Son narrateur, Gabriel, garçon métis, semble le placer dans le registre de l’autofiction. D’autant que Gaël Faye, né en 1982, a quitté le Burundi à 13 ans, en 1995, pour la France de son père. Impression trompeuse, qui a laissé supposer à certains critiques une oeuvre éminemment « thérapeutique », compte tenu du déferlement de violence dans les Grands Lacs des années 1990.
 
Méprise ! L’auteur a rectifié sur les ondes de RFI : « Je n’ai absolument pas vécu ce que traverse le personnage. » Et d’une. « Je n’ai pas eu besoin de ce livre pour déposer un fardeau ou pour être dans une forme de thérapie par l’écriture. » Et de deux. La musique, en effet, lui avait déjà permis de franchir ce cap. Il explique avoir surtout écrit par plaisir, pour se replonger dans le passé et faire « surgir un monde disparu ».
 
D’une écriture simple, ponctuée de phrases courtes, Gaël Faye souligne par endroits, l’air de rien, une gravité presque banale dans les Grands Lacs. Au sujet de sa mère rwandaise après le génocide : « J’ai fini par accepter son état, par ne plus chercher en elle la mère que j’avais eue. Le génocide est une marée noire, ceux qui ne s’y sont pas noyés sont mazoutés à vie. »
 
Autre réflexion inspirée par un séisme à peine ressenti : « Les hommes de cette région étaient pareils à cette terre.
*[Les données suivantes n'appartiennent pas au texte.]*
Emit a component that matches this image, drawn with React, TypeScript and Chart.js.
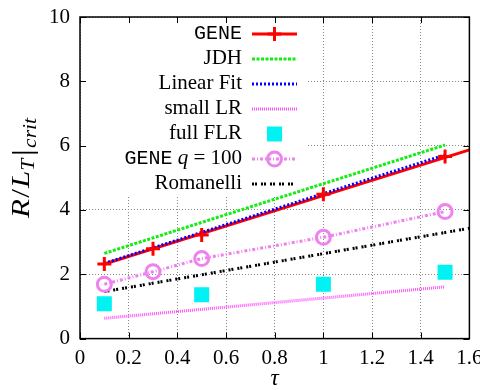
import { useEffect, useRef } from 'react';
import { Chart, registerables } from 'chart.js';

Chart.register(...registerables);

// ---- data ----
const seriesNames = ['GENE', 'JDH', 'Linear Fit', 'small LR', 'full FLR', 'GENE q = 100', 'Romanelli'];
const tauGene = [0.1, 0.3, 0.5, 1.0, 1.5];
const geneValues = [2.32, 2.79, 3.22, 4.49, 5.66];
const geneLineTau = [0.1, 1.6];
const geneLineValues = [2.32, 5.87];
const jdhTau = [0.1, 1.5];
const jdhValues = [2.65, 6.02];
const linFitTau = [0.1, 1.5];
const linFitValues = [2.34, 5.71];
const smallLRTau = [0.1, 1.5];
const smallLRValues = [0.63, 1.61];
const fullFLRTau = [0.1, 0.5, 1.0, 1.5];
const fullFLRValues = [1.08, 1.36, 1.69, 2.06];
const geneQ100Tau = [0.1, 0.3, 0.5, 1.0, 1.5];
const geneQ100Values = [1.69, 2.08, 2.49, 3.15, 3.95];
const romanelliTau = [0.1, 1.6];
const romanelliValues = [1.46, 3.43];
const xTicks = [0, 0.2, 0.4, 0.6, 0.8, 1, 1.2, 1.4, 1.6];
const yTicks = [0, 2, 4, 6, 8, 10];

const pts = (xs: number[], ys: number[]) => xs.map((x, i) => ({ x, y: ys[i] }));

const RED = '#ff0000';
const GREEN = '#11ee11';
const BLUE = '#0000ff';
const MAGENTA = '#ff55ff';
const CYAN = '#00f2f2';
const VIOLET = '#ee82ee';
const BLACK = '#000000';

const SERIF = '"Liberation Serif", "DejaVu Serif", serif';
const MONO = '"Liberation Mono", "DejaVu Sans Mono", monospace';

const decor = {
  id: 'decor',
  beforeDatasetsDraw(chart: any) {
    const { ctx, chartArea } = chart;
    ctx.save();
    ctx.fillStyle = '#ffffff';
    ctx.fillRect(chartArea.left + 1, chartArea.top + 1, 306 - chartArea.left - 1, 196 - chartArea.top - 1);
    ctx.restore();
  },
  afterDraw(chart: any) {
    const { ctx, chartArea } = chart;
    const xs = chart.scales.x;
    const ys = chart.scales.y;
    const { left, right, top, bottom } = chartArea;
    ctx.save();
    // inward ticks
    ctx.strokeStyle = '#000';
    ctx.lineWidth = 1;
    ctx.beginPath();
    for (const v of xTicks) {
      const px = Math.round(xs.getPixelForValue(v)) + 0.5;
      ctx.moveTo(px, bottom); ctx.lineTo(px, bottom - 6);
      ctx.moveTo(px, top); ctx.lineTo(px, top + 6);
    }
    for (const v of yTicks) {
      const py = Math.round(ys.getPixelForValue(v)) + 0.5;
      ctx.moveTo(left, py); ctx.lineTo(left + 6, py);
      ctx.moveTo(right, py); ctx.lineTo(right - 6, py);
    }
    ctx.stroke();
    // frame
    ctx.lineWidth = 1.5;
    ctx.strokeRect(left, top, right - left, bottom - top);

    // legend
    const textRight = 242;
    const s0 = 252, s1 = 297, sm = (s0 + s1) / 2;
    const row = (i: number) => 34 + 25 * i;
    const drawText = (i: number, parts: { t: string; f: string }[]) => {
      let w = 0;
      for (const p of parts) { ctx.font = p.f; w += ctx.measureText(p.t).width; }
      let x = textRight - w;
      ctx.fillStyle = '#000';
      ctx.textBaseline = 'alphabetic';
      ctx.textAlign = 'left';
      for (const p of parts) { ctx.font = p.f; ctx.fillText(p.t, x, row(i) + 4.5); x += ctx.measureText(p.t).width; }
    };
    const serif = `21px ${SERIF}`;
    const mono = `20px ${MONO}`;
    const ital = `italic 21px ${SERIF}`;
    const line = (i: number, color: string, dash: number[]) => {
      ctx.save();
      ctx.strokeStyle = color; ctx.lineWidth = 3; ctx.setLineDash(dash); ctx.lineCap = 'butt';
      ctx.beginPath(); ctx.moveTo(s0, row(i)); ctx.lineTo(s1, row(i)); ctx.stroke();
      ctx.restore();
    };
    drawText(0, [{ t: seriesNames[0], f: mono }]);
    line(0, RED, []);
    ctx.save(); ctx.strokeStyle = RED; ctx.lineWidth = 3; ctx.beginPath();
    ctx.moveTo(sm - 7, row(0)); ctx.lineTo(sm + 7, row(0)); ctx.moveTo(sm, row(0) - 7); ctx.lineTo(sm, row(0) + 7); ctx.stroke(); ctx.restore();
    drawText(1, [{ t: seriesNames[1], f: serif }]);
    line(1, GREEN, [3, 1.5]);
    drawText(2, [{ t: seriesNames[2], f: serif }]);
    line(2, BLUE, [2, 2]);
    drawText(3, [{ t: seriesNames[3], f: serif }]);
    line(3, MAGENTA, [1, 1]);
    drawText(4, [{ t: seriesNames[4], f: serif }]);
    ctx.fillStyle = CYAN; ctx.fillRect(sm - 7.5, row(4) - 7.5, 15, 15);
    drawText(5, [{ t: 'GENE', f: mono }, { t: ' ', f: serif }, { t: 'q', f: ital }, { t: ' = 100', f: serif }]);
    line(5, VIOLET, [3, 2, 1, 2]);
    ctx.save(); ctx.strokeStyle = VIOLET; ctx.lineWidth = 3; ctx.beginPath(); ctx.arc(sm, row(5), 7, 0, Math.PI * 2); ctx.stroke(); ctx.restore();
    drawText(6, [{ t: seriesNames[6], f: serif }]);
    line(6, BLACK, [2, 1, 2, 4]);

    // axis titles
    ctx.fillStyle = '#000';
    ctx.font = `italic 23px ${SERIF}`;
    ctx.textAlign = 'center';
    ctx.textBaseline = 'alphabetic';
    ctx.fillText('τ', (left + right) / 2, 385);

    const ylab = [
      { t: 'R', f: `italic 26px ${SERIF}`, dy: 0, gap: 1 },
      { t: '/', f: `26px ${SERIF}`, dy: 0, gap: 1 },
      { t: 'L', f: `italic 26px ${SERIF}`, dy: 0, gap: 0 },
      { t: 'T', f: `italic 18px ${SERIF}`, dy: 5, gap: 2 },
      { t: '|', f: `30px ${SERIF}`, dy: 3, gap: 1 },
      { t: 'crit', f: `italic 18px ${SERIF}`, dy: 7, gap: 0 },
    ];
    let tw = 0;
    for (const p of ylab) { ctx.font = p.f; tw += ctx.measureText(p.t).width + p.gap; }
    ctx.translate(29, 168);
    ctx.rotate(-Math.PI / 2);
    const sc = Math.max(1, 100 / tw);
    ctx.scale(sc, 1);
    ctx.textAlign = 'left';
    let x = -tw / 2;
    for (const p of ylab) { ctx.font = p.f; ctx.fillText(p.t, x, p.dy); x += ctx.measureText(p.t).width + p.gap; }
    ctx.restore();
  },
};

export default function App() {
  const ref = useRef<HTMLCanvasElement>(null);
  useEffect(() => {
    if (!ref.current) return;
    const chart = new Chart(ref.current, {
      type: 'scatter',
      data: {
        datasets: [
          { label: 'GENE line', data: pts(geneLineTau, geneLineValues), showLine: true, borderColor: RED, borderWidth: 3, pointRadius: 0, order: 6 },
          { label: 'JDH', data: pts(jdhTau, jdhValues), showLine: true, borderColor: GREEN, borderWidth: 3, borderDash: [3, 1.5], pointRadius: 0, order: 5 },
          { label: 'Linear Fit', data: pts(linFitTau, linFitValues), showLine: true, borderColor: BLUE, borderWidth: 3, borderDash: [2, 2], pointRadius: 0, order: 4 },
          { label: 'small LR', data: pts(smallLRTau, smallLRValues), showLine: true, borderColor: MAGENTA, borderWidth: 3, borderDash: [1, 1], pointRadius: 0, order: 5 },
          { label: 'full FLR', data: pts(fullFLRTau, fullFLRValues), showLine: false, pointStyle: 'rect', pointRadius: 10.6, backgroundColor: CYAN, borderWidth: 0, order: 3 },
          { label: 'GENE q = 100', data: pts(geneQ100Tau, geneQ100Values), showLine: true, borderColor: VIOLET, borderWidth: 3, borderDash: [3, 2, 1, 2], pointStyle: 'circle', pointRadius: 7, pointBorderWidth: 3, pointBorderColor: VIOLET, pointBackgroundColor: 'rgba(0,0,0,0)', order: 3 },
          { label: 'Romanelli', data: pts(romanelliTau, romanelliValues), showLine: true, borderColor: BLACK, borderWidth: 3, borderDash: [2, 1, 2, 4], pointRadius: 0, order: 5 },
          { label: 'GENE', data: pts(tauGene, geneValues), showLine: false, pointStyle: 'cross', pointRadius: 7, pointBorderWidth: 3, borderColor: RED, order: 1 },
        ],
      },
      options: {
        responsive: false,
        animation: false,
        events: [],
        layout: { padding: { top: 17, right: 8, left: 0, bottom: 0 } },
        plugins: { legend: { display: false }, tooltip: { enabled: false } },
        scales: {
          x: {
            type: 'linear', min: 0, max: 1.6,
            afterBuildTicks: (s: any) => { s.ticks = xTicks.map((v) => ({ value: v })); },
            afterFit: (s: any) => { s.height = 51.4; s.paddingLeft = 0; s.paddingRight = 0; },
            ticks: { color: '#000', font: { family: SERIF, size: 21 }, padding: 7, maxRotation: 0, autoSkip: false, callback: (v: any) => String(Number(v)) },
            grid: { color: '#888', lineWidth: 1, drawTicks: false },
            border: { display: false, dash: [1, 2] },
          },
          y: {
            type: 'linear', min: 0, max: 10,
            afterBuildTicks: (s: any) => { s.ticks = yTicks.map((v) => ({ value: v })); },
            afterFit: (s: any) => { s.width = 80; s.paddingTop = 0; s.paddingBottom = 0; },
            ticks: { color: '#000', font: { family: SERIF, size: 21 }, padding: 10, autoSkip: false, callback: (v: any) => String(Number(v)) },
            grid: { color: '#888', lineWidth: 1, drawTicks: false },
            border: { display: false, dash: [1, 2] },
          },
        },
      },
      plugins: [decor],
    } as any);
    return () => chart.destroy();
  }, []);
  return (
    <div style={{ position: 'fixed', left: 0, top: 0, width: 480, height: 390, background: '#fff' }}>
      <canvas ref={ref} width={480} height={390} style={{ width: 480, height: 390, display: 'block' }} />
    </div>
  );
}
Sous le calme apparent, derrière la façade des sourires et des grands discours d’optimisme, des forces souterraines, obscures, travaillaient en continu, fomentant des projets de violences et de destruction qui revenaient par périodes successives comme des vents mauvais : 1965, 1972, 1988. » À quoi l’on pourrait rajouter 1993 et 2015. En le refermant, on espère que ce livre incitera une plus large opinion à se préoccuper du Burundi d’aujourd’hui, en crise.